Biomarker discovery
The biomarker pipeline supports translational workflows: feature selection from expression data, reduction to a predictive gene panel, and cross-validated classifier performance.
Inputs
- Expression matrix in AnnData (cells or samples as observations)
- Class labels in
obs— default column namecondition, configurable per run - At least two classes with sufficient samples per class
Pipeline stages
Optional WGCNA
Co-expression network analysis runs on bulk-style matrices. On single-cell data WGCNA is skipped automatically because module structure is unreliable at cell-level sparsity.
Feature selection
| Method | Description |
|---|---|
| mRMR | Minimum redundancy maximum relevance; capped input size for performance |
| Random forest | Importance ranking; used automatically for large gene sets |
| Combined | Merges rankings from multiple methods |
Classification
Trains a classifier (SVM, k-NN, or random forest) with cross-validation and reports accuracy, F1, and confusion matrix summaries.
Results
Analyze → Biomarker Results shows:
- Ranked selected genes with scores
- Classifier performance metrics across CV folds
- Links from Runs and Interpret
KnowSeq alignment
The current implementation covers feature selection and ML classification.

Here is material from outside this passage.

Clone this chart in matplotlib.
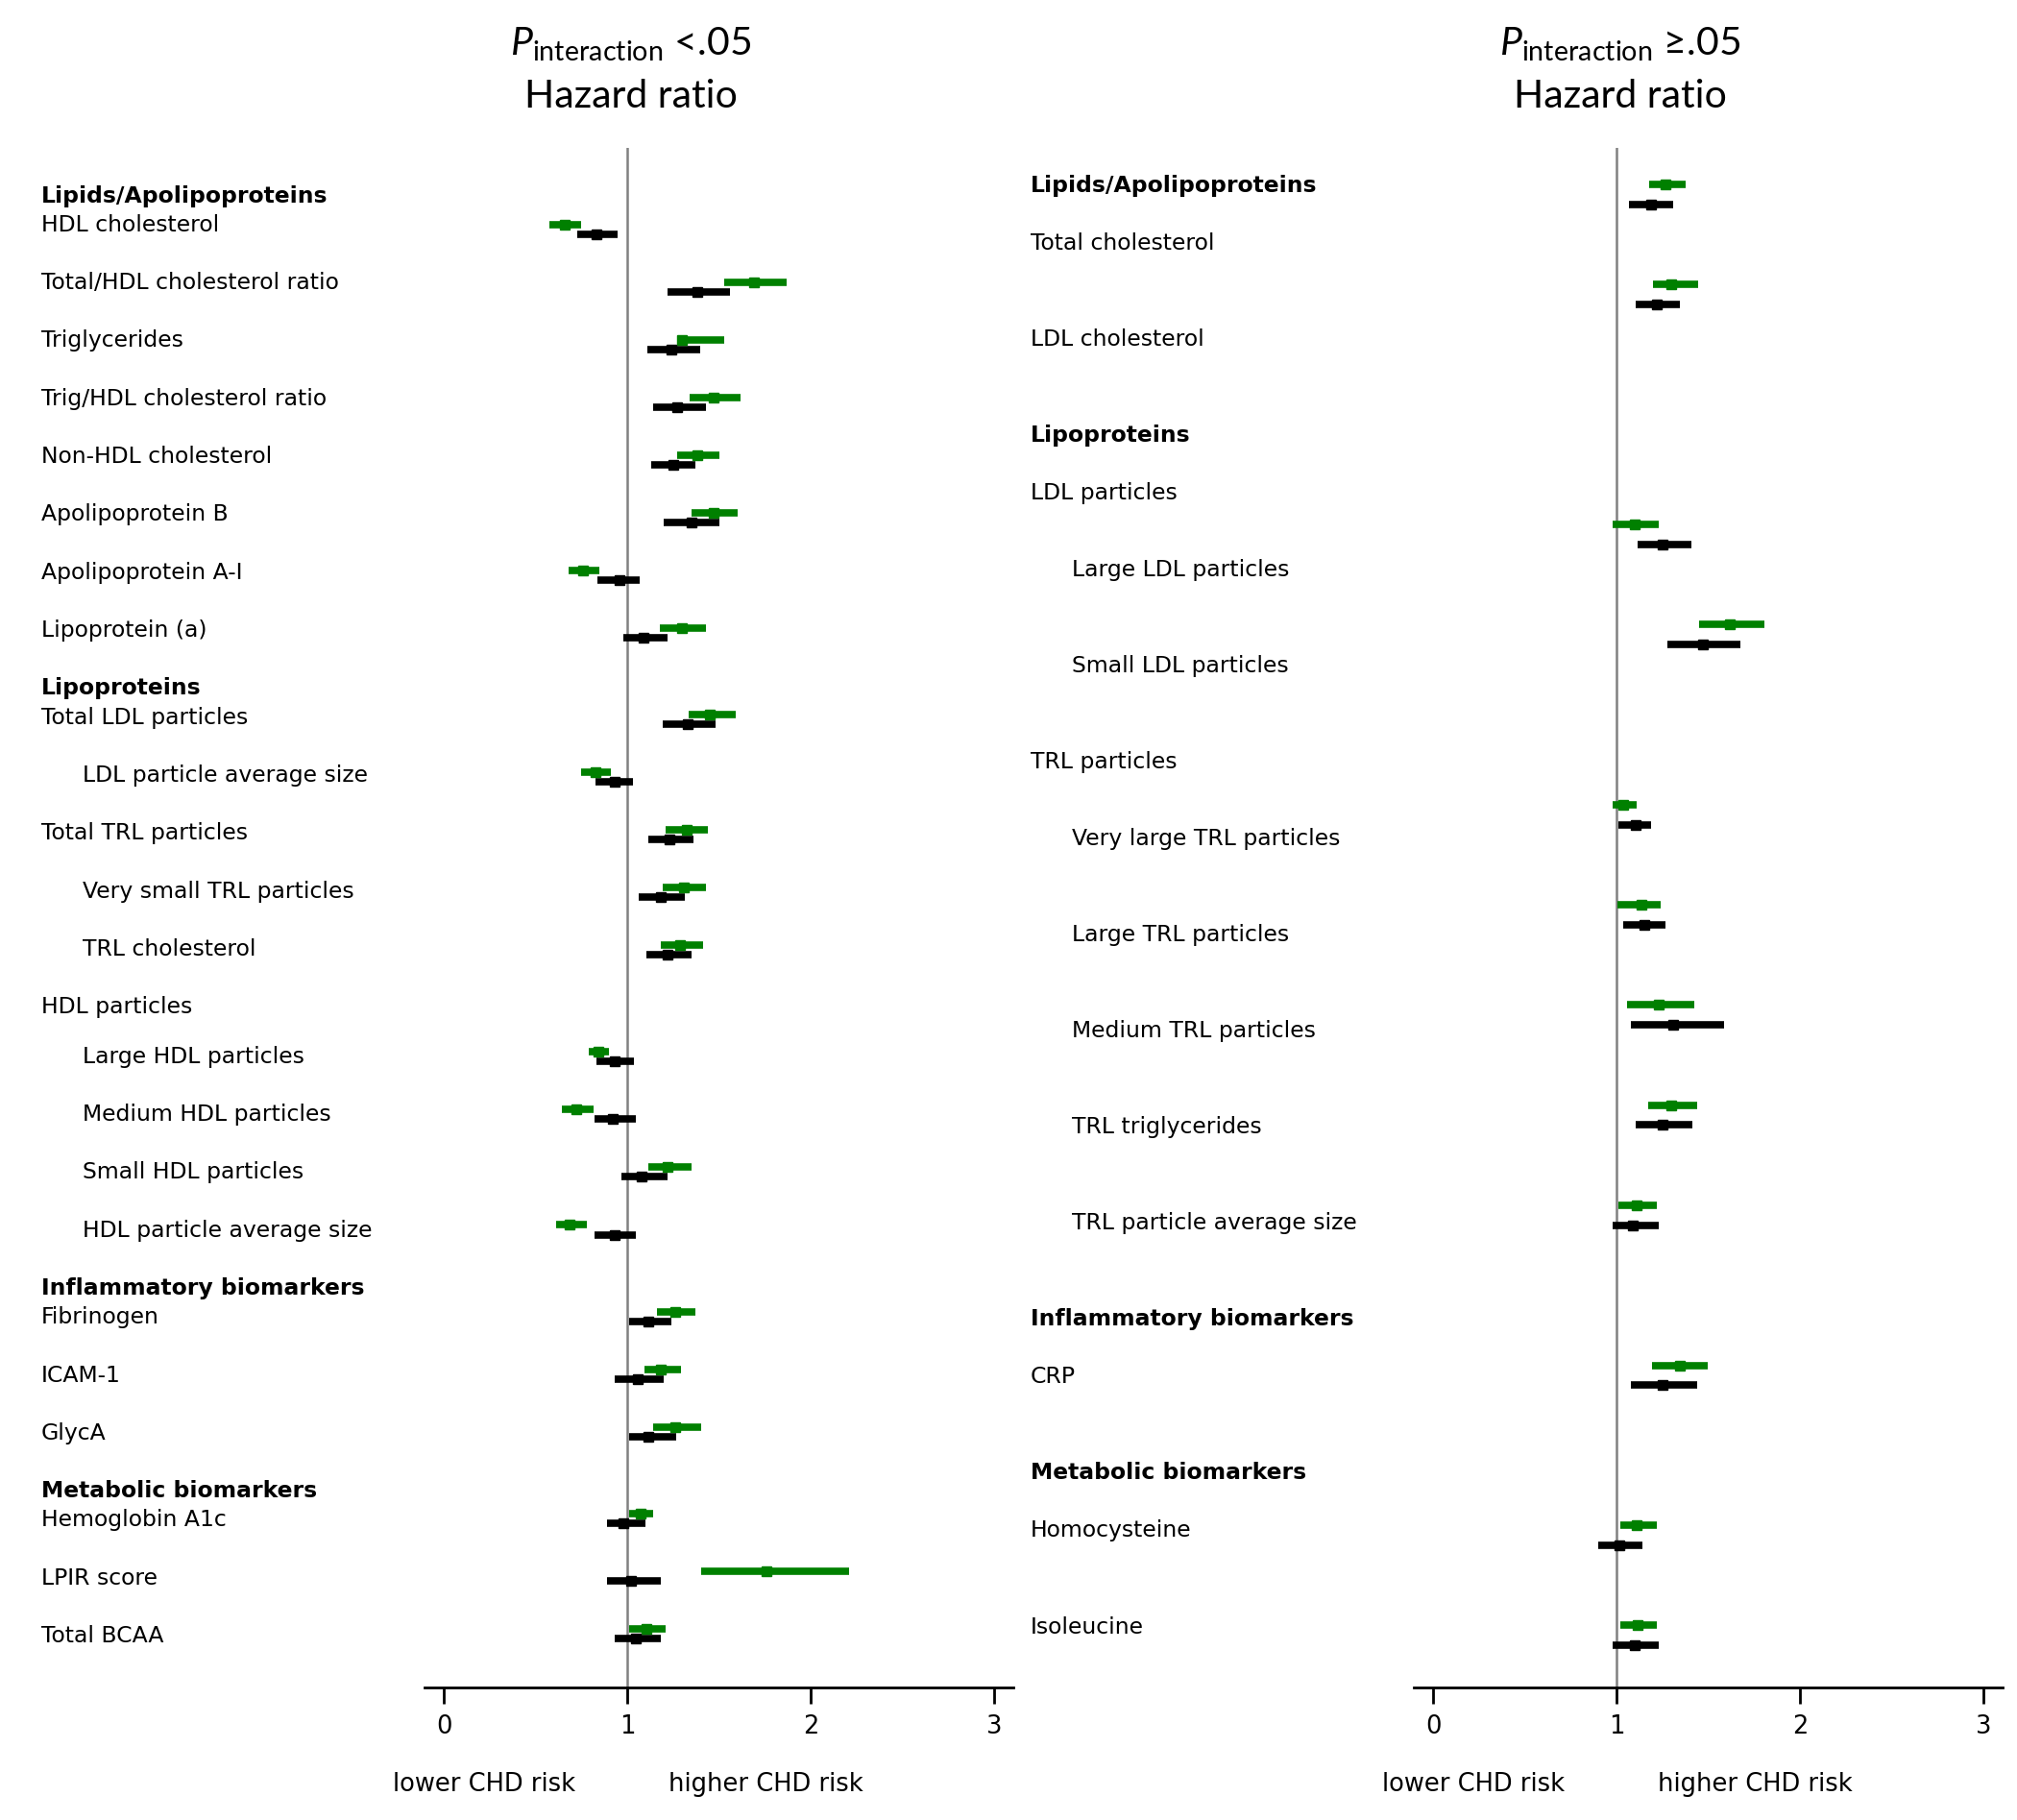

Not yet implemented:
- Coverage-style multi-class DEG extraction across all pairwise comparisons
- Consistency selection across resampling
- Disease evidence retrieval from external databases
Tips
- Prefer pseudobulk or sample-level aggregation when biological replicates matter; cell-level labels inflate performance.
- Check class balance in Explore before running; severe imbalance affects CV metrics.
- Use enrichment on the selected gene list in a follow-up DE/enrichment run for pathway context.